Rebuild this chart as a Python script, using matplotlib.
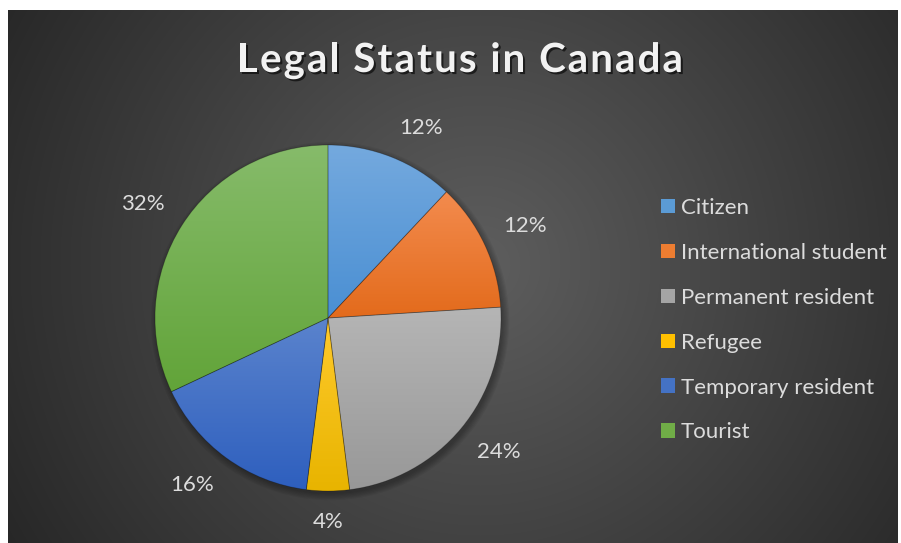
import numpy as np
import matplotlib

matplotlib.use("Agg")
import matplotlib.pyplot as plt
from matplotlib.patches import Patch, Circle
from matplotlib import patheffects as pe
from matplotlib.colors import to_rgb

plt.rcParams["font.family"] = ["Lato", "DejaVu Sans"]

# data ------------------------------------------------------------------------
TITLE = "Legal Status in Canada"
categories = [
    "Citizen",
    "International student",
    "Permanent resident",
    "Refugee",
    "Temporary resident",
    "Tourist",
]
shares = [12, 12, 24, 4, 16, 32]
# (top, bottom) of each slice's vertical gradient
grad_top = ["#74a9de", "#f38b4e", "#b5b5b5", "#ffca2c", "#5a83cd", "#86bb6a"]
grad_bot = ["#4a8fd3", "#e36b1c", "#989898", "#e8b400", "#2e5fbe", "#62a439"]
legend_colors = ["#5b9bd5", "#ed7d31", "#a5a5a5", "#ffc000", "#4472c4", "#70ad47"]

W, H, DPI = 901, 543, 100
fig = plt.figure(figsize=(W / DPI, H / DPI), dpi=DPI, facecolor="white")

# background: radial grey gradient in the chart area ---------------------------
bx0, by0, bx1, by1 = 8, 10, 898, 543  # pixel box (from top-left)
bw, bh = bx1 - bx0, by1 - by0
bg_ax = fig.add_axes([bx0 / W, 1 - by1 / H, bw / W, bh / H])
yy, xx = np.mgrid[0:bh, 0:bw]
d = np.hypot(xx + bx0 - 480, yy + by0 - 265)
val = np.clip(94 - (94 - 38) * d / 560, 36, 255) / 255
bg_ax.imshow(np.dstack([val, val, val]), aspect="auto", interpolation="bilinear")
bg_ax.set_axis_off()

# pie ---------------------------------------------------------------------------
cx, cy, R = 328, 318, 173
span = 1.35
side = 2 * span * R
ax = fig.add_axes([(cx - side / 2) / W, (H - cy - side / 2) / H, side / W, side / H])
ax.set_facecolor("none")

# soft shadow
for i in range(6):
    ax.add_patch(Circle((0.012, -0.018), 1 + 0.007 * i, color="black", alpha=0.05, lw=0))

wedges, texts, autotexts = ax.pie(
    shares,
    startangle=90,
    counterclock=False,
    autopct=lambda p: f"{p:.0f}%",
    pctdistance=1.12,
    radius=1,
    wedgeprops=dict(edgecolor=(0, 0, 0, 0.25), linewidth=0.6),
    textprops=dict(color="#dcdcdc", fontsize=16),
)
# "best fit" style: text sits outside its anchor point
for t in autotexts:
    x, y = t.get_position()
    t.set_ha("center" if abs(x) < 0.1 else ("left" if x > 0 else "right"))
    t.set_va("bottom" if y > 0 else "top")

for w, top, bot in zip(wedges, grad_top, grad_bot):
    w.set_facecolor("none")
    w.set_zorder(3)
    ext = w.get_path().get_extents()
    t = np.linspace(0, 1, 64)[:, None]
    g = (1 - t) * np.array(to_rgb(top)) + t * np.array(to_rgb(bot))
    im = ax.imshow(
        g[:, None, :],
        extent=(ext.x0, ext.x1, ext.y0, ext.y1),
        aspect="auto",
        interpolation="bilinear",
        zorder=2,
    )
    im.set_clip_path(w)
ax.set_xlim(-span, span)
ax.set_ylim(-span, span)
ax.set_axis_off()

# legend ------------------------------------------------------------------------
handles = [Patch(facecolor=c, edgecolor="none") for c in legend_colors]
leg = fig.legend(
    handles,
    categories,
    loc="upper left",
    bbox_to_anchor=(661 / W, 1 - 198 / H),
    bbox_transform=fig.transFigure,
    frameon=False,
    fontsize=16,
    handlelength=0.63,
    handleheight=0.63,
    handletextpad=0.27,
    labelspacing=1.12,
    borderpad=0,
    borderaxespad=0,
)
for txt in leg.get_texts():
    txt.set_color("#dcdcdc")

# title: letter-spaced, bold, with a shadow --------------------------------------
fig.canvas.draw()
rend = fig.canvas.get_renderer()
tkw = dict(fontsize=29, fontweight="bold", color="#f2f2f2")


def width(s):
    t = fig.text(0, 0, s, **tkw)
    wd = t.get_window_extent(rend).width
    t.remove()
    return wd


base = width("HH")
adv = [width("H" + c + "H") - base for c in TITLE]
target = 683 - 237
spacing = (target - sum(adv[:-1]) - width(TITLE[-1])) / (len(TITLE) - 1)
x = 237.0
shadow = [pe.SimplePatchShadow(offset=(1.5, -1.5), shadow_rgbFace="black", alpha=0.6), pe.Normal()]
for c, a in zip(TITLE, adv):
    if c != " ":
        fig.text(x / W, 1 - 72 / H, c, ha="left", va="baseline", path_effects=shadow, **tkw)
    x += a + spacing

fig.savefig("out.png", dpi=DPI, facecolor="white")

▸ Exercise description
Copy out each line that contains the word "chart".

▸ Completed task
Rebuild this chart as a Python script, using matplotlib.
# background: radial grey gradient in the chart area ---------------------------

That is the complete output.